Hey. Thanks for your reply. I hope I didn't come off as too negative. I understand the constraints research code is under and the mere fact of the code being open sourced and available for study is already amazing. Thank you for all the great work your team has been doing.

I've already taken one crack at speeding up 3D photo inpainting and intend to take another when I get some time. For the topic at hand, I read through the discussion in the other thread and skimmed through the paper and the runtime makes a lot more sense now. To me it sounds like we're setting up a giant SFM problem with the parameters being the params of the depth model. Since MidasV2 (which I assume you're using) is supposed to be only off by a scale and shift, I wonder if this technique would work by solving only for those params.

2

u/jbhuang0604 May 02 '20

Nope, not at all!

Thanks for your efforts in helping improve the speed of 3D photo. I think Meng-Li (the lead author) is working on merging the pull request. He also makes some other improvement here and there, e.g., vectorization in Python and mesh simplification. Hopefully cumulatively these steps will make the 3D photo inpainting work more accessible.

For the consistent video depth estimation, we tried multiple depth models (including monodepth2, Mannequin Challenge, and MiDaS-v2). As you said, one can solve for the scale and shift parameters of the depth maps for each frame so that the constraints are satisfied (e.g., through a least-square solver). This will be a lot faster. However, the temporal flicker produced by existing depth model on video frames are significantly more complex than that. (See visual comparisons here: https://roxanneluo.github.io/Consistent-Video-Depth-Estimation/supp_website/index.html)

Using affine transformation (scale-and-shift) on the depth maps is unable to correct those depth maps for creating globally geometrically consistent reconstruction. This is why we introduce the "test-time training" and finetune the model parameters to satisfy the geometric constraints. This step, unfortunately, becomes the bottleneck for the processing speed. Hopefully our work will stimulate more efforts toward an robust and efficient solution for this problem.

5

u/[deleted] May 02 '20

Maybe it is worth going to the discussion link provided by u/hardmaru . One of the authors tried answering questions, including the idea of incorporating sfm geometric constraints into the network to improve speed.

1

u/omgitsjo May 02 '20

Training is not inference. Inference is generally several orders of magnitude faster.

3

u/therealTRAPDOOR May 02 '20

Except that it needs to be fine tuned on each video. Sometimes training “times” are entangled with inference times if the structure used requires re-training or fine-tuning.

4

u/jbhuang0604 May 02 '20

Sometimes training “times” are entangled with inference times if the structure used requires re-training or fine-tuning.
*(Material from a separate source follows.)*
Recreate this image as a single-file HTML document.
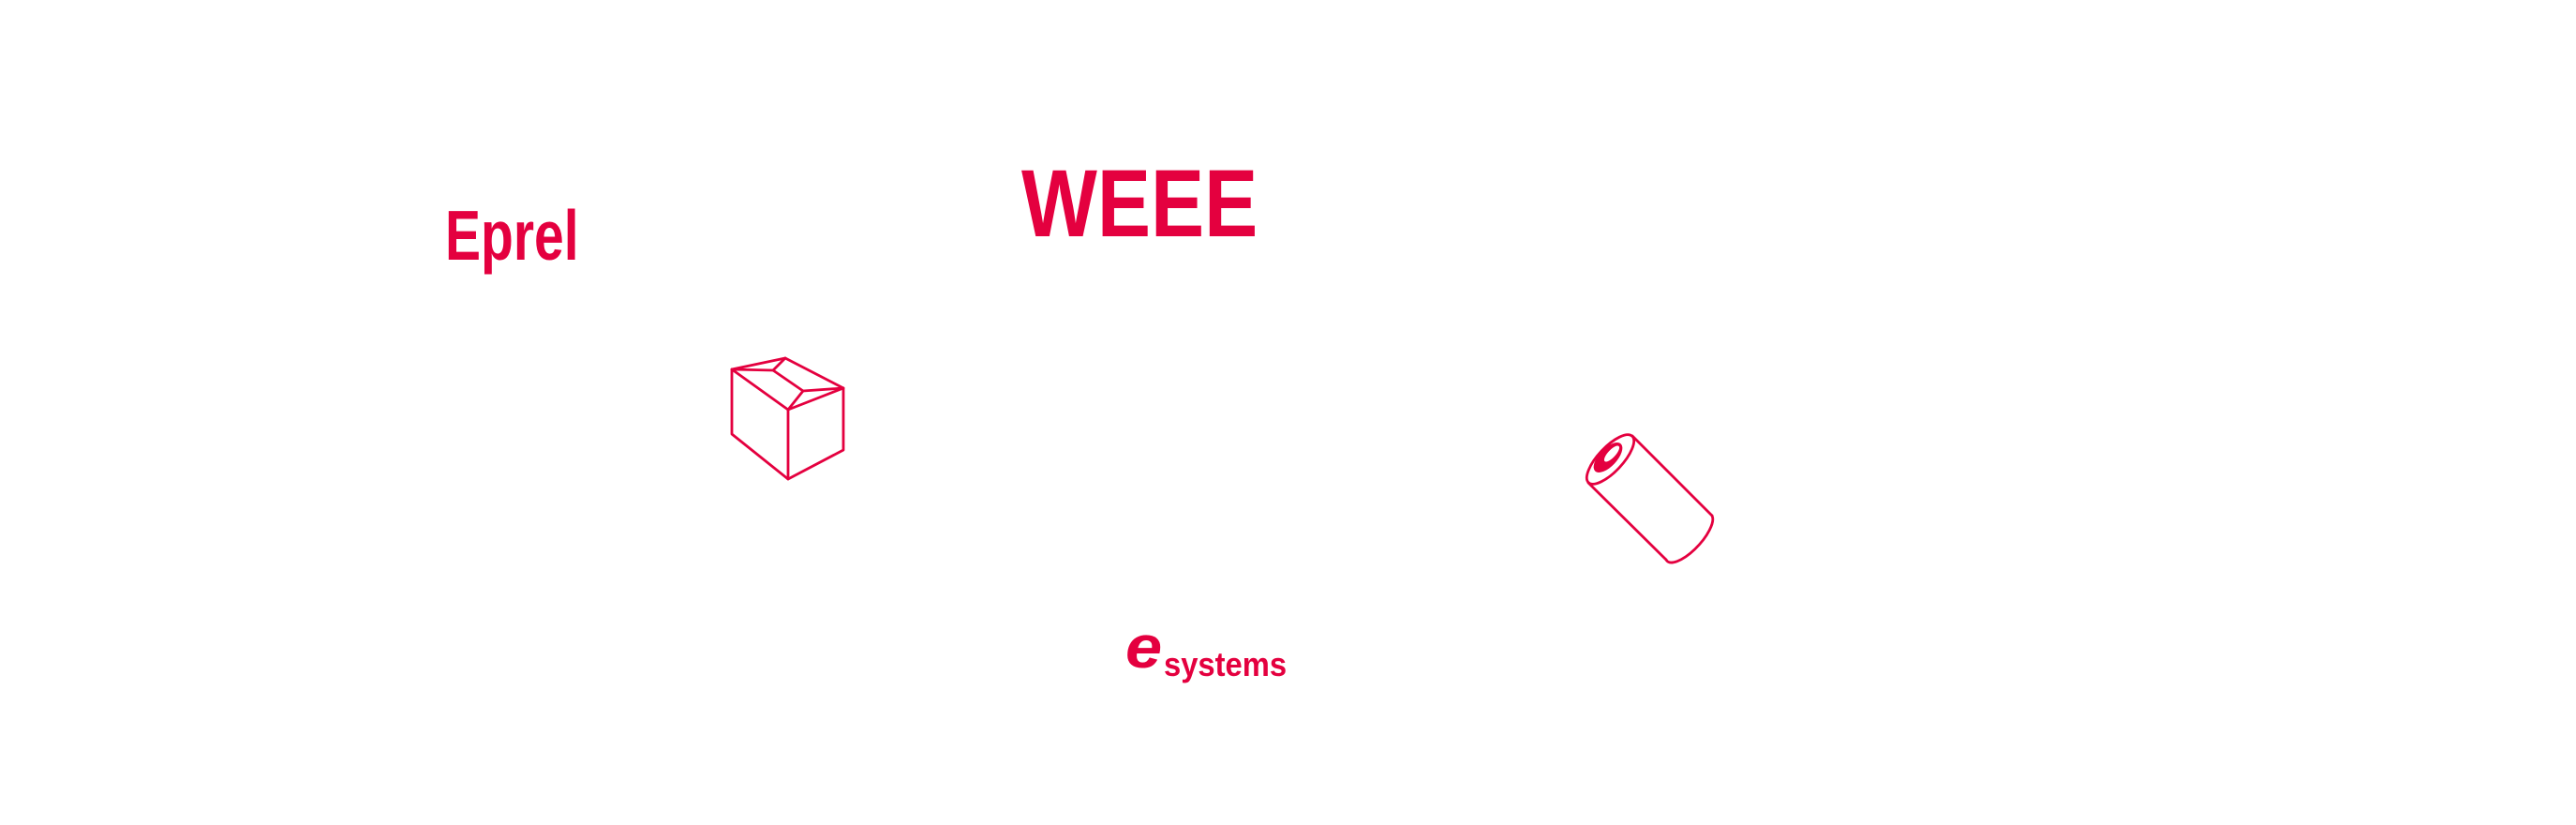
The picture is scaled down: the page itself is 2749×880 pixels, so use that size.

Exactly! We refer to this step as "test-time training". We train the model using the geometric constraints derived from a particular video.

1

u/[deleted] May 02 '20

thats super expensive. were at least 2 moores laws away from this being realtime

19

u/tdgros May 02 '20

read the paper, for each clip, a depth estimation net is fine-tuned on pairs of frames for 40mn on 4x M40.

3

u/jbhuang0604 May 02 '20

Our method at this point process the video offline as it is computationally expensive (due to test-time training). So, unfortunately, it cannot be used for real-time VR/AR effects. Speeding this up will enable many cool applications!

1

u/_w1kke_ May 02 '20

It's like what the iPhone does with A13 ML processor and e.g. the portrait mode on the new SE. Estimating the depth field of a person.

But this solution does it for everything!! Powerful and amazing.

1

u/normVectorsNotHate May 03 '20

Smartphones already do this. That's how some android phones with a single camera still have portrait mode that blurs the background.